There’s no question that we have tried to put together a group far away from the day to day political debates, of people who may have constituencies but no longer have to get elected. They are able to discuss things privately and come up with solutions. It is very undemocratic in a classic sense in that it is elitist. But it’s not like our group suddenly has superpowers and we can do whatever we want. All we can do is have the power to suggest. That’s all we have.

So it takes an outsider to help find a solution?

We are trying.

Tell me about your effort in Europe.

We’ve got a group of people who really understand political process in government and then a few thinkers. We started this group when the crisis began with the idea that Europe will not work unless you change its structure—you’ve got a currency but no fiscal center. Certain things need to be federated at the center, like fiscal policy. Over time a center will only work if it’s legitimate, which means that you have to institute a Europe-wide parliamentary system.

And what are you doing in Africa?

Africa is a very separate and very different effort. Most of the African countries have gained what I would call independence 50 years ago on average, so they’re fairly young nations, and they started from a very troubled past. There we have a very different view, which is, the best way to be helpful is to actually invest in the real economy, and where do you invest so that you can make a difference? We chose agriculture. It employs people, it’s important and its potential is enormous.

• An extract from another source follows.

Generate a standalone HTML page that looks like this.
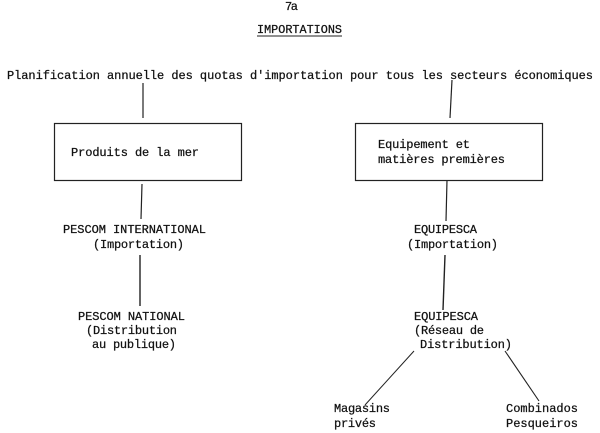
<!DOCTYPE html>
<html>
<head>
<meta charset="utf-8">
<style>
html,body{margin:0;padding:0;background:#fff;width:600px;height:433px;overflow:hidden}
svg{display:block}
text{font-family:"Liberation Mono",monospace;font-size:12px;fill:#111;stroke:#111;stroke-width:.25px;white-space:pre}
line,rect{stroke:#222;fill:none}
</style>
</head>
<body>
<svg width="600" height="433" viewBox="0 0 600 433" xmlns="http://www.w3.org/2000/svg">
<text x="285" y="10" textLength="13">7a</text>
<text x="257" y="33" textLength="85" lengthAdjust="spacingAndGlyphs">IMPORTATIONS</text>
<line x1="257" y1="36" x2="342" y2="36" stroke-width="1"/>
<text x="7" y="79" textLength="586">Planification annuelle des quotas d'importation pour tous les secteurs économiques</text>

<line x1="143" y1="83" x2="143" y2="118" stroke-width="1.2"/>
<rect x="54.5" y="123.5" width="187" height="57" stroke-width="1.2"/>
<text x="71" y="156" textLength="128">Produits de la mer</text>
<line x1="142" y1="184" x2="141" y2="219" stroke-width="1.2"/>
<text x="63" y="233" textLength="143">PESCOM INTERNATIONAL</text>
<text x="93" y="248" textLength="91">(Importation)</text>
<line x1="140" y1="255" x2="140" y2="306" stroke-width="1.4"/>
<text x="78" y="320" textLength="107">PESCOM NATIONAL</text>
<text x="86" y="334" textLength="91">(Distribution</text>
<text x="92" y="348" textLength="84">au publique)</text>

<line x1="452" y1="80" x2="450" y2="118" stroke-width="1.2"/>
<rect x="355.5" y="123.5" width="187" height="57" stroke-width="1.2"/>
<text x="378" y="148" textLength="92">Equipement et</text>
<text x="378" y="163" textLength="127">matières premières</text>
<line x1="447" y1="180" x2="446" y2="221" stroke-width="1.2"/>
<text x="414" y="233" textLength="63">EQUIPESCA</text>
<text x="407" y="248" textLength="91">(Importation)</text>
<line x1="445" y1="255" x2="443" y2="310" stroke-width="1.4"/>
<text x="414" y="320" textLength="64">EQUIPESCA</text>
<text x="414" y="334" textLength="70">(Réseau de</text>
<text x="420" y="348" textLength="92">Distribution)</text>
<line x1="414" y1="351" x2="365" y2="405" stroke-width="1"/>
<line x1="505" y1="351" x2="539" y2="401" stroke-width="1.1"/>
<text x="334" y="412" textLength="56">Magasins</text>
<text x="334" y="427" textLength="42">privés</text>
<text x="506" y="412" textLength="72">Combinados</text>
<text x="506" y="427" textLength="72">Pesqueiros</text>
</svg>
</body>
</html>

So you’re investing in agriculture?

Right now we are in the process of working on establishing commodity exchanges. Starting in Rwanda, the idea is to go to four countries in east Africa. The exchanges are nonpolitical institutions that can produce a wave of financing for farmers.

You work a lot, you travel a lot and you have no permanent home. Does this life ever get lonely?

I don’t feel lonely or isolated. Sometimes it just feels frustrating. You don’t know what results you’re going to get. The mountains are big. Humanity has a way of progressing, but not in a linear way. If I don’t get results, at some point I may get exhausted.

And if you do?

I’d be happy to be doing more reading, writing and studying philosophy. At the end, the key thing is you’ve got to live with yourself. That’s the real test. Everything else is fleeting.